On Wed, 11 May 2011 20:40:02 -0400, Walter Dnes wrote:

> > KDE devs decided to take the risk and make the jump ahead of the
> > curve.  
> 
>   Coca Cola went from Coke Classic to New Coke; at least they had the
> guts to admit that it was a bad idea, and reverse it.
> 
>   IBM walked away from their market leading AT.  Rather than put a 386
> cpu on the motherboard, they went with the PS/2 design, which bombed.
> 
>   Micropro *OWNED* word-processing with a DOS-port of their cpm-based
> Wordstar product.  People were begging and pleading with them to patch
> it to recognize subdirectories.  Instead, Micropro dropped Wordstar, and
> came up with a "user friendly" menu-driven abortion called Wordstar
> 2000.  That was the end.
> 
>   Do you see a pattern here?

The pattern I see is that of selecting only changes that failed and
implying they are the norm.

Why not add other improvements that were so bad, like the switch from
floppy disks to hard disks, or CDs to DVDs? Companies try to predict
where the market should go so they can lead.

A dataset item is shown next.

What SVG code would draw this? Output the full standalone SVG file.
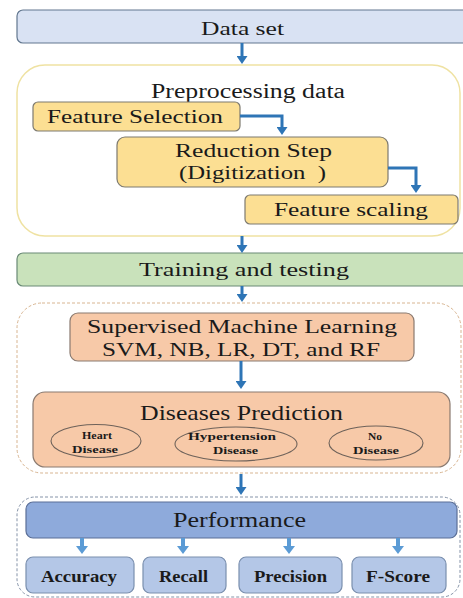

No one gets it right all
the time, the ones that survive are those that get it right often enough.
The ones that are most likely to fail are those that never try to
innovate in case someone doesn't like it.

The important point is that KDE wanted something better, it's unfortunate
that it took so much longer than planned, but it would have taken even
longer if they had not tried.


-- 
Neil Bothwick

Nothing is foolproof to a sufficiently talented fool.